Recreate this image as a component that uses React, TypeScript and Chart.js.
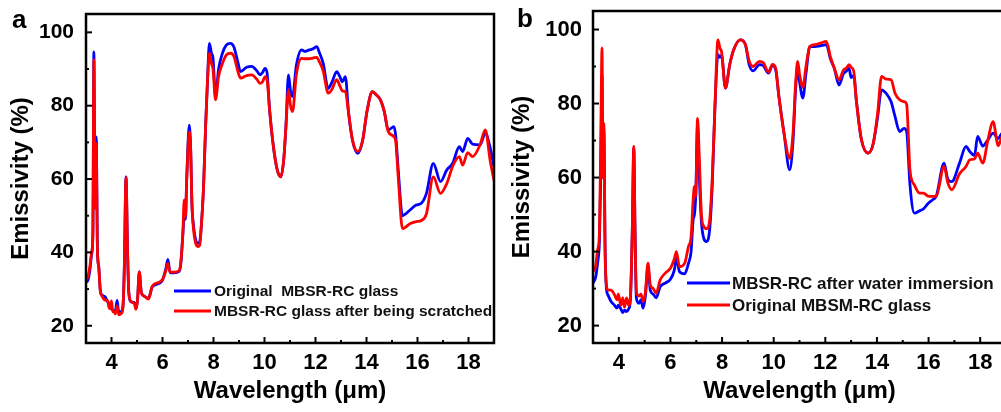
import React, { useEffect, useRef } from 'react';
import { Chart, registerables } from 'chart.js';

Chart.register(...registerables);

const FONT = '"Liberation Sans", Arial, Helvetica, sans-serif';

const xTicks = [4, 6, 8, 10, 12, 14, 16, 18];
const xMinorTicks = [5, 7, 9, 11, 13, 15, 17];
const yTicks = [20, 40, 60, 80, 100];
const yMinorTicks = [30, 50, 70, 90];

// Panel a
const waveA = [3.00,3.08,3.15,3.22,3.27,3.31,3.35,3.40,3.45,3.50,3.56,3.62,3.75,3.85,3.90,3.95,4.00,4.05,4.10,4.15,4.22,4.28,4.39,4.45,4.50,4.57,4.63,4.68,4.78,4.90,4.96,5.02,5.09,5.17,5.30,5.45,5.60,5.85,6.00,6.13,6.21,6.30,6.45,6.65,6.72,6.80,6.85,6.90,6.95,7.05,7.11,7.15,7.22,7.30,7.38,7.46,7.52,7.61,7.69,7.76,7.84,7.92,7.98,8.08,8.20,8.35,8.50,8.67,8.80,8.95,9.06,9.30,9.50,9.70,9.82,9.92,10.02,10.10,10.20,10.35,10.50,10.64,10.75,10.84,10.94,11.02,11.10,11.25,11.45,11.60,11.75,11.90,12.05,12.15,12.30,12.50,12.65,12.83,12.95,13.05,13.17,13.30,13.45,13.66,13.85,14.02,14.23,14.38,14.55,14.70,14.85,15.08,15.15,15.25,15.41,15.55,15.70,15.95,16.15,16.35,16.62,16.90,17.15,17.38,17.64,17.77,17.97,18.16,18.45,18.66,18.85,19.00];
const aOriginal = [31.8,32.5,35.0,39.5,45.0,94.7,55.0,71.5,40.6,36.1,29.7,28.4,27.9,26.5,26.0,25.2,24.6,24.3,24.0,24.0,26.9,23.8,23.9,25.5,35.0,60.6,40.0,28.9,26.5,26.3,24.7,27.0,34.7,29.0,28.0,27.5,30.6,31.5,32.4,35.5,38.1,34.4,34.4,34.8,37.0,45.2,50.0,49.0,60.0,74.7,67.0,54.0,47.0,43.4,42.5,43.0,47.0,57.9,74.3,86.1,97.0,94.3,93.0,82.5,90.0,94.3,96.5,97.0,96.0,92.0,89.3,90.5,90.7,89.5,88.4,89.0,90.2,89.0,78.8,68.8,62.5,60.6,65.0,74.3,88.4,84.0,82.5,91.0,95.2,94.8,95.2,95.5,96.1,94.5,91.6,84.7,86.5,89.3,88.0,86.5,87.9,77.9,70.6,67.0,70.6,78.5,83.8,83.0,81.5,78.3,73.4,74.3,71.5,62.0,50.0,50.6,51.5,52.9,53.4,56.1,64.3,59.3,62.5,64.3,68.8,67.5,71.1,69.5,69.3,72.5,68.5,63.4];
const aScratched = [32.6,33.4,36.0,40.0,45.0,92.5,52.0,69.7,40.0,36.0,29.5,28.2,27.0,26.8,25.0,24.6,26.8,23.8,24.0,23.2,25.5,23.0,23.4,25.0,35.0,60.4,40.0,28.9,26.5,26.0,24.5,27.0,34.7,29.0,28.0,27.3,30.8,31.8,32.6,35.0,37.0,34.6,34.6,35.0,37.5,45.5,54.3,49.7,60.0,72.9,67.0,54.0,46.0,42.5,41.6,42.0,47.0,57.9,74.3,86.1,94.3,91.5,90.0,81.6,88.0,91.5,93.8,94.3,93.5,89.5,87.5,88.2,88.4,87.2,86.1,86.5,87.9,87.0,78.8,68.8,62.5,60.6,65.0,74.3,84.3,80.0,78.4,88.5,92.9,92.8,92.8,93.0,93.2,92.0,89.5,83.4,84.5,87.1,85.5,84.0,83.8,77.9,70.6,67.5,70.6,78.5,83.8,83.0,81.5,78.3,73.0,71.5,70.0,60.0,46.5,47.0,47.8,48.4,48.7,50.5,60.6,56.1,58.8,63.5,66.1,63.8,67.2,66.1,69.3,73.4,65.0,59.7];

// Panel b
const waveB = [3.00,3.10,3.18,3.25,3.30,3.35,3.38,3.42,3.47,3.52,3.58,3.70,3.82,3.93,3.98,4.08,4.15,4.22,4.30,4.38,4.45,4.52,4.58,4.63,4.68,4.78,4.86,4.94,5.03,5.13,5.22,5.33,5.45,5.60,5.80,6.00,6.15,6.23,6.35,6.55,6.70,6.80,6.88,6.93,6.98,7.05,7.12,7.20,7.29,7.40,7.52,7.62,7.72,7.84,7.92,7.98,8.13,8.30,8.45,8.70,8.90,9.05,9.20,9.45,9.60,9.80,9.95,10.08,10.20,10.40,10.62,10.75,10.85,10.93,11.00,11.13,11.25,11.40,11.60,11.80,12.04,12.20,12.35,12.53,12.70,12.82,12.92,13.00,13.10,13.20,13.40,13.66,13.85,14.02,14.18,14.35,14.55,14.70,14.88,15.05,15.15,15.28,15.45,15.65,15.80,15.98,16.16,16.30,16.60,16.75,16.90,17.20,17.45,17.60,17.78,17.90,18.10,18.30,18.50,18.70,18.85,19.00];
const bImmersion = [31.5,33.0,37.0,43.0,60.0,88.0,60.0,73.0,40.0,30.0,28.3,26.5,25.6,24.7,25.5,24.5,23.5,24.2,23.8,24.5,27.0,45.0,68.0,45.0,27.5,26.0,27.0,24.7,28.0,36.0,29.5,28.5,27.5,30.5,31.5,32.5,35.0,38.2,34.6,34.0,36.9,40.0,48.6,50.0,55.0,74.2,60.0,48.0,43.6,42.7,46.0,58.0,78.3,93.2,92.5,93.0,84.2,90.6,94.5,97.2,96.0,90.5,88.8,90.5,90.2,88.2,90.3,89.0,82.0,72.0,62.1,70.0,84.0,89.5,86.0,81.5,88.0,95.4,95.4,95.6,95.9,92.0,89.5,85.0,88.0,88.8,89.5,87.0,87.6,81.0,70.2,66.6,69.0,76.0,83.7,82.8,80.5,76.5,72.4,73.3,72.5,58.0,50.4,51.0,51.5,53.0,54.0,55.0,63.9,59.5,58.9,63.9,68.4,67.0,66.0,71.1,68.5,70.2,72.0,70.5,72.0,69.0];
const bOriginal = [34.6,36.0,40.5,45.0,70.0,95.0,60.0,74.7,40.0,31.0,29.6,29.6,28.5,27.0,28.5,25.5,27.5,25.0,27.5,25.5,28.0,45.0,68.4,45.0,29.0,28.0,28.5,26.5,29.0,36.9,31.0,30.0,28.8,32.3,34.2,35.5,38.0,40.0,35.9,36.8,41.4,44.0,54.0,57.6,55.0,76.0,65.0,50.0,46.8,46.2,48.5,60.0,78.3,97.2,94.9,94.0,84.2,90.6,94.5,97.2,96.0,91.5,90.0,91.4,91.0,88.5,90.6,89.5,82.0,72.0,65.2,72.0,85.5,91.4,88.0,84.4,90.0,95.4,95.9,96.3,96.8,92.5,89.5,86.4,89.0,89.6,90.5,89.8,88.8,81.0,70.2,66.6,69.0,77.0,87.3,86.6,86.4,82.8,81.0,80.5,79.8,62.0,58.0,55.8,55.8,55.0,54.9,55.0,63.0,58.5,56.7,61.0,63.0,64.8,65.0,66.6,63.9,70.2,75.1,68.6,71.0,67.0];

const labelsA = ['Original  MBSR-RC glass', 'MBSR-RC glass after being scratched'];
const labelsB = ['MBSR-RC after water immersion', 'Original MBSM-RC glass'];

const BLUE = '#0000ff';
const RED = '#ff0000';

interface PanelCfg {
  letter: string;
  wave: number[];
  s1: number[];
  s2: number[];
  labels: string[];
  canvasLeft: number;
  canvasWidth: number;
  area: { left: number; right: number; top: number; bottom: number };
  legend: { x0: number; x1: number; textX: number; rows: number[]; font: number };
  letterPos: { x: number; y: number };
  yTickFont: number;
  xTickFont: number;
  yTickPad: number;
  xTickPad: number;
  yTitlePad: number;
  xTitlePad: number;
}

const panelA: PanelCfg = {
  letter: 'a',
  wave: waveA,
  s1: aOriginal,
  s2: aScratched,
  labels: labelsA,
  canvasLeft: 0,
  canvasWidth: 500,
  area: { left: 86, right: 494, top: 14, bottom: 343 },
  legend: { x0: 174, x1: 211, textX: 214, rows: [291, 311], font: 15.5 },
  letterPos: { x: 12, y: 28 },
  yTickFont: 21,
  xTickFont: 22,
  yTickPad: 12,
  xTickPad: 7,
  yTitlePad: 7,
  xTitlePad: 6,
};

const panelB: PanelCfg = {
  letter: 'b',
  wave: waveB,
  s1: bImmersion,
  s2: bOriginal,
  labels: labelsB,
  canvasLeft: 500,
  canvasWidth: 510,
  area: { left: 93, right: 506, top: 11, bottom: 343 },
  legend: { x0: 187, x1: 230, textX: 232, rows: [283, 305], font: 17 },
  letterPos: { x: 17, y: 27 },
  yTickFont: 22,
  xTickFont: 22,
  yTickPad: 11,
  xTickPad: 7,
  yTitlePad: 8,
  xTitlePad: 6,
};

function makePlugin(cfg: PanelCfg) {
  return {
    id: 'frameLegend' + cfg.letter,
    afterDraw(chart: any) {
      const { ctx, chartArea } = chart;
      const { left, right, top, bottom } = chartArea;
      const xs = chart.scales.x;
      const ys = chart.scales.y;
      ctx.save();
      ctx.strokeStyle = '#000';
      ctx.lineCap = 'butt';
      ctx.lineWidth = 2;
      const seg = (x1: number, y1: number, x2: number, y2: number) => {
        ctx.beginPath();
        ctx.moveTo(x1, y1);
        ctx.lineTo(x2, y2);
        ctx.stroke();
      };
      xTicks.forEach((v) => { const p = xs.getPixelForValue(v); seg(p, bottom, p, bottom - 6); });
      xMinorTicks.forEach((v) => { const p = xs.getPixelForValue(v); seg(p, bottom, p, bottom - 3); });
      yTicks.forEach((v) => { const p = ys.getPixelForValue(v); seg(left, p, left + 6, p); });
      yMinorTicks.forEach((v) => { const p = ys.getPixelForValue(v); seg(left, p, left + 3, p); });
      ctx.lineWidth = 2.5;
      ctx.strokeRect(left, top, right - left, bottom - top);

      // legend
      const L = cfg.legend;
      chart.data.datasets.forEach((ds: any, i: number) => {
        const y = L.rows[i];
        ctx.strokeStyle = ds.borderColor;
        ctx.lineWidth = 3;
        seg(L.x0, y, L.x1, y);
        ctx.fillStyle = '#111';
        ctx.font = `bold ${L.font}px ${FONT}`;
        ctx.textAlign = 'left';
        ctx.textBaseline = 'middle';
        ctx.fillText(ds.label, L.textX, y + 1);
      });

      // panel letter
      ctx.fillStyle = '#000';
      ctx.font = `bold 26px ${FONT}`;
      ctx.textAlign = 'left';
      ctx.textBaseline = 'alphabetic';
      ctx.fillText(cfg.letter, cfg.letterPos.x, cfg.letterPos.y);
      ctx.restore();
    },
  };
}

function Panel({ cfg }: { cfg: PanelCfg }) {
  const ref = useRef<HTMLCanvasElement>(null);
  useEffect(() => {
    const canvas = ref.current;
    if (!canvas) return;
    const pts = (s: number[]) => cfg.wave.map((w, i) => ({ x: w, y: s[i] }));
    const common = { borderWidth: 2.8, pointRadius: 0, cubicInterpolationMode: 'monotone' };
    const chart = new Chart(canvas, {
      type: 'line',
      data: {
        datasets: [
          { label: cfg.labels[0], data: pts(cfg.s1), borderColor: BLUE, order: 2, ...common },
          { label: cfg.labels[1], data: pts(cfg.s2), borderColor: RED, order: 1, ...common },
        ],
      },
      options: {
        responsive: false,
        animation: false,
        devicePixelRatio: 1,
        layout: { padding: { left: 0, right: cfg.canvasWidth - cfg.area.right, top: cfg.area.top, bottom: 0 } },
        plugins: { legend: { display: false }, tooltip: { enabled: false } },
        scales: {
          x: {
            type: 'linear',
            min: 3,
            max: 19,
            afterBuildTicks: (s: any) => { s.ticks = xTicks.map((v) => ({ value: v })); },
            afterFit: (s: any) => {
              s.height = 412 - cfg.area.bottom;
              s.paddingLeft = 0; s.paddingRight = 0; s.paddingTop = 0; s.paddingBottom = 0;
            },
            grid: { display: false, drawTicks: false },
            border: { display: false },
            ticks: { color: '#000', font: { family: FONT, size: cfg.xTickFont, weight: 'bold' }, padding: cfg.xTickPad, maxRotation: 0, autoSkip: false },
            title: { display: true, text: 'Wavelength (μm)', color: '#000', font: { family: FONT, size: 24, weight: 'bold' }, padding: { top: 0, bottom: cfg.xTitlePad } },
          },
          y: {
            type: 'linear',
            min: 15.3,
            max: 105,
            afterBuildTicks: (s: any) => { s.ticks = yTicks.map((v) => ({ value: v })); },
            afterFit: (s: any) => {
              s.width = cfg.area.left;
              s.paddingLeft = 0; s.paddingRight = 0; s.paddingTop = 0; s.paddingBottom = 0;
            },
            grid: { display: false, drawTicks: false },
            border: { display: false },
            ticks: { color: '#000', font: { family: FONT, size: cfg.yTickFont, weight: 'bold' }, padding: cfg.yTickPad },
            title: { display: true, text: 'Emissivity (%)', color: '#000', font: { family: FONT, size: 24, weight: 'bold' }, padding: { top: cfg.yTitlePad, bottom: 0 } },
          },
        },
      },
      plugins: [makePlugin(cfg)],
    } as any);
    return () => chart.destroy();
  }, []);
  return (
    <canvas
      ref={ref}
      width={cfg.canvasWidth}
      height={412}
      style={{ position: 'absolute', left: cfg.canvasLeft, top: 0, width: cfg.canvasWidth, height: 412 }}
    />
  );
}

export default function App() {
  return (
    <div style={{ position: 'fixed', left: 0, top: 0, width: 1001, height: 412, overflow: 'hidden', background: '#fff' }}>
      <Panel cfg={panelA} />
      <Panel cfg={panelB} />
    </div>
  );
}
▬▬▬▬▬▬
[Exercise description]
Repeat, exactly and in full, each line from the start of the data to the line that contains "Arial, Helvetica, sans-serif';". Pictures do not go in.

[Task response]
Recreate this image as a component that uses React, TypeScript and Chart.js.
import React, { useEffect, useRef } from 'react';
import { Chart, registerables } from 'chart.js';

Chart.register(...registerables);

const FONT = '"Liberation Sans", Arial, Helvetica, sans-serif';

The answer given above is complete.